Figure 2. Aligned GAS genomes.

Illustrated are linear diagrams of the four newly determined GAS genome sequences and regions of conserved gene content in pair-wise comparisons. Shown for each genome diagram in green are the six rRNA operons, in red are prophages, and in blue are ICEs. Whole-genome comparisons were made using BLASTN (www.webact.org, e = 1×10⁻⁴, word size = 18 nt) and the graphic depictions of the alignments were made using the Artemis Comparison Tool (www.sanger.ac.uk/Software/ACT/). Regions of conserved syntenic gene content are indicated by blocks of salmon linking the stacked genome diagrams. Nearly all regions of discontinuity in the genome alignments are attributable to exogenous genetic elements.

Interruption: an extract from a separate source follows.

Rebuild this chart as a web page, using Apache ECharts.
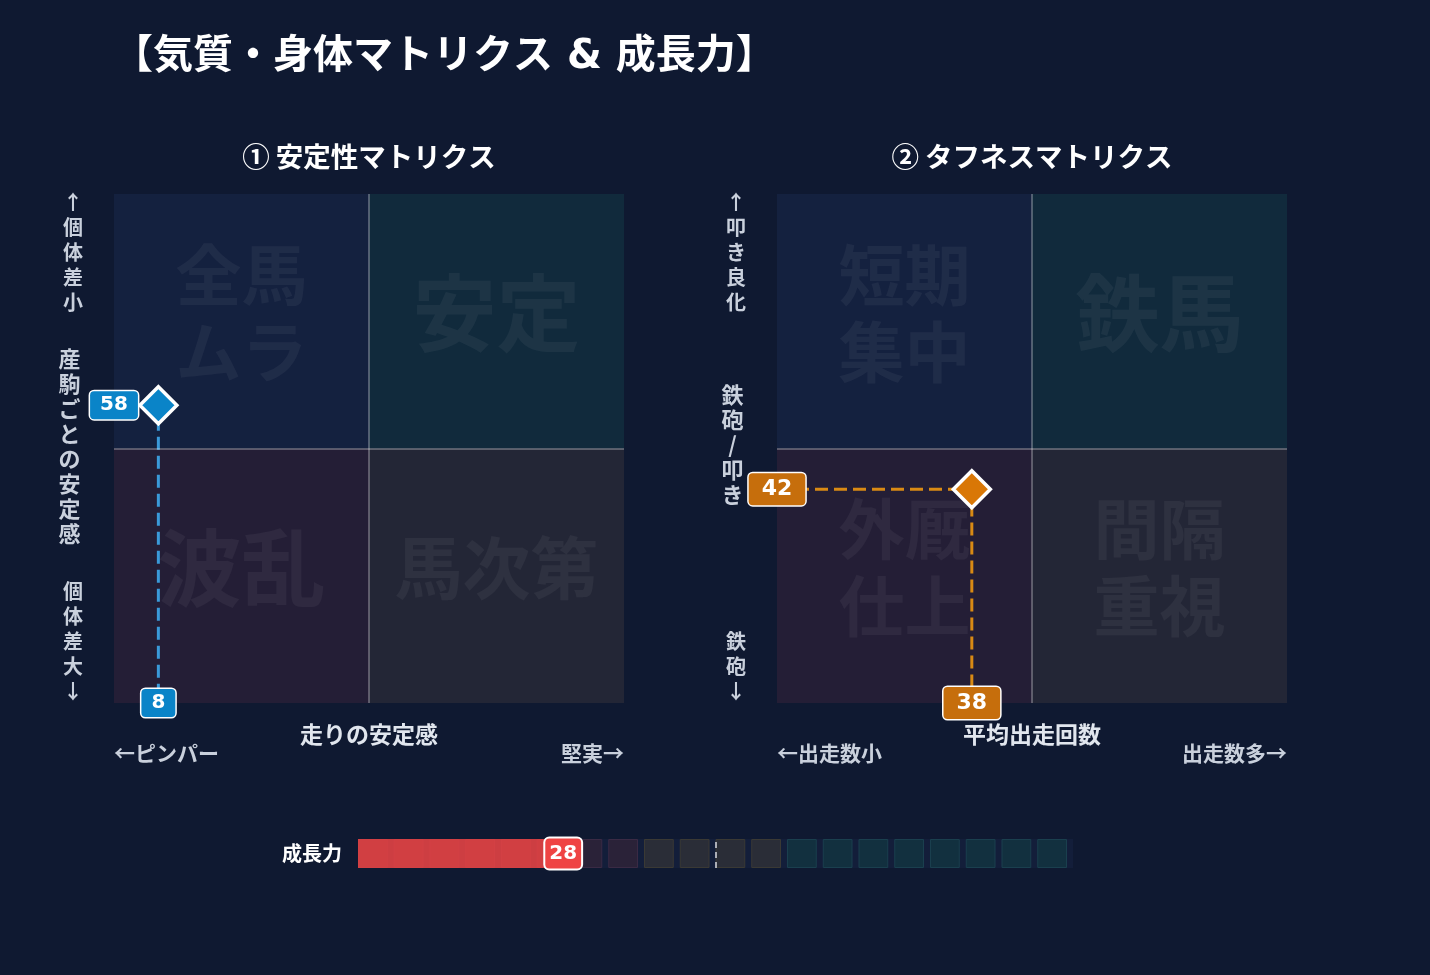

Figure 3. GAS metagenome exogenous elements.

Illustrated are loci of integration of phages and ICEs into the core chromosome. Prophages are indicated with triangles and ICEs with squares. Stacked triangles and squares indicate a common integration site. Elements are color-coded to indicate the source strain. Prophages and ICEs are numbered as they occur clockwise around the core chromosome for each strain. Integration loci are lettered alphabetically as they occur clockwise around the core chromosome. The six rRNA operons are shown as green bars. Gene designations are as follows: 1) secreted pyrogenic-toxin-superantigens: speA, speC, speH, speI, speK, speL, speM, and ssa; 2) secreted DNAses: sda, sdn, spd1, spd3, and spd4; 3) secreted phospholipase: sla; 4) antimicrobial resistance: erm(A), mef(A), and tet(O); 5) cell surface adhesins: R6 and R28; 6) none, these elements lack a known or obvious virulence gene.

Figure 4. ICEs encoding antimicrobial resistance genes.

(A) 2096-RD.2 encoding Tet(O). (B) 10750-RD.2 encoding Erm(A). Illustrated are predicted coding sequences with gene numbers and predicted functions. Gene numbers given in red denote unique gene content as determined by BLASTP comparison to the GAS metagenome (no hit at e = 1×10⁻⁶). CDS are color coded to designate functionally related groups: red, antimicrobial resistance; green, secreted and cell surface; blue, mobilization and transfer; violet, element maintenance; yellow, transcriptional regulation; grey, hypothetical and unclassified.

Figure 5. Domain architecture of putative cell surface acidic protein MGAS2096_Spy1156.

The protein has a conventional Gram-positive secretion signal sequence and a tripartite (TPKTG, membrane span, positively charged anchor) cell wall attachment domain. The aminoterminal portion of the protein has an intimin/invasin-like domain (Structural Classification of Proteins superfamily: SSF49373) and shares similarity (45% from amino acid ∼50-to-350) with a putative cell surface protein of unknown function (lmo1115) in the genome sequence of the intracellular pathogen Listeria monocytogenes strain EGD-e. The carboxyterminal portion of the protein (∼315-to-1350) has 8 Cna B-type domain repeats (Protein Family: PF05738) and shares similarity with multiple proteins annotated as collagen-binding. These characteristics suggest this protein may function as an adhesin/invasin.

Figure 6. GAS metagenome FCT region variants.

(A) Architecture of the FCT region variants. CDSs are colored to designate the following groups: black, conserved flanking genes (SF370: 5′ Spy_0123 and 3′ Spy_0136); yellow, transcriptional regulators; red, extracellular matrix-binding and/or pilin-subunit proteins; tan, signal peptidases; green, sortases; purple, insertion sequences. Although there are differences both intra- and interserotype indicative of antigenic variation, nearly all of the extracellular matrix-binding proteins and pilin-subunit proteins have predicted secretion signal sequences and cell wall attachment domains in one or more of the genomes. Additionally illustrated is the similarity between the serotype M2 and GBS pilus encoding region proteins in global alignments. (B) Relationships among the FCT region variants. Nucleotide sequences bounded by the flanking conserved genes for the each of the sequenced GAS strains and the five GBS genes in panel A, were aligned with ClustalW and a neighbor-network was generated using SplitsTree.